LOEX Conference Proceedings 2011

Document Type

Powerful Pedagogy: Teaching Techniques that Work

Publication Date

12-2013

Abstract

'Transliteracy' is a topic that is quickly spreading around the library world. However, there is little agreement about what, exactly, transliteracy is. This presentation will situate transliteracy within the context of library instruction as an enhanced approach to information literacy. Students are surprisingly information literate as they make effortless cognitive shifts between Facebook and e-mail, smart-phones and desktops, or text-messaging and speaking. Yet, they often hit a wall with library databases, indexes, or other research tools. Transliteracy addresses this issue pedagogically by emphasizing and harnessing the cognitive processes underlying preexisting media and information use.

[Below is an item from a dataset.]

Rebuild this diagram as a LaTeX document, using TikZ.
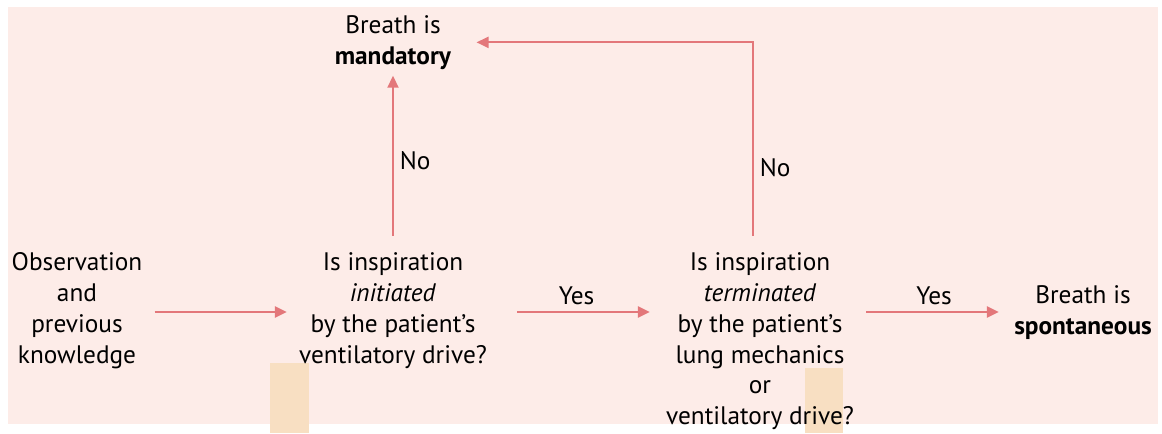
\documentclass[tikz,border=0pt]{standalone}
\usepackage{fontspec}
\setmainfont{PT Sans}
\usepackage{tikz}
\usetikzlibrary{arrows.meta,positioning,calc}
\definecolor{bgpink}{HTML}{FDECE8}
\definecolor{arrowred}{HTML}{E3777A}
\definecolor{barorange}{HTML}{F8DFC2}

\begin{document}
\begin{tikzpicture}[>=Latex,
  txt/.style={align=center,inner sep=0pt,font=\fontsize{14.4}{17.6}\selectfont},
  lab/.style={text=black,font=\fontsize{14.4}{17.6}\selectfont},
  arr/.style={arrowred,line width=1.5pt,-{Triangle[length=.24cm,width=.22cm]}}]
\useasboundingbox (0,0) rectangle (23.24,8.66);
\fill[bgpink] (.16,.18) rectangle (23.16,8.52);
\fill[barorange] (5.40,0) rectangle (6.18,1.40);
\fill[barorange] (16.10,0) rectangle (16.86,1.30);
\coordinate (axis) at (0,2.42);
\node[txt,anchor=north] (obs) at (1.54,3.62) {Observation\\and\\previous\\knowledge};
\node[txt,anchor=north] (q1) at (7.86,3.62) {Is inspiration\\\textit{initiated}\\by the patient’s\\ventilatory drive?};
\node[txt,anchor=north] (q2) at (15.2,3.62) {Is inspiration\\\textit{terminated}\\by the patient’s\\lung mechanics\\or\\ventilatory drive?};
\node[txt,anchor=north] (mand) at (7.86,8.36) {Breath is\\\textbf{mandatory}};
\node[txt,anchor=north] (spont) at (21.66,2.96) {Breath is\\\textbf{spontaneous}};
\draw[arr,shorten <=.24cm,shorten >=.24cm] (obs.east |- axis)--(q1.west |- axis);
\draw[arr,shorten <=.6cm,shorten >=.32cm] (q1.east |- axis)--(q2.west |- axis) node[lab,midway,above]{Yes};
\draw[arr,shorten <=.24cm,shorten >=.3cm] (q2.east |- axis)--(spont.west |- axis) node[lab,midway,above]{Yes};
\draw[arr,line width=1.2pt,shorten <=.32cm,shorten >=.12cm] (q1.north)--(mand.south) node[lab,midway,right]{No};
\draw[arr,line width=1.2pt,shorten <=.32cm,shorten >=.5cm] ([xshift=-.14cm]q2.north) |- (mand.east) node[lab,pos=.2,right]{No};
\end{tikzpicture}
\end{document}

The presentation will begin with an overview of transliteracy, including its provenance, current debates, and exemplary cases. Next, I will discuss the multiple literacies encountered in the typical library instruction session and the problems most commonly faced. I will then propose the adoption of transliteracy as a methodological principle for designing information literacy classes, focusing on three core areas: making use of existing cognitive skills, separating information from its media, and multimodal media instruction. To this effect, the information literacy program at the University of Tennessee at Chattanooga will be presented and analyzed as an example of a library instruction program based in a transliterate approach.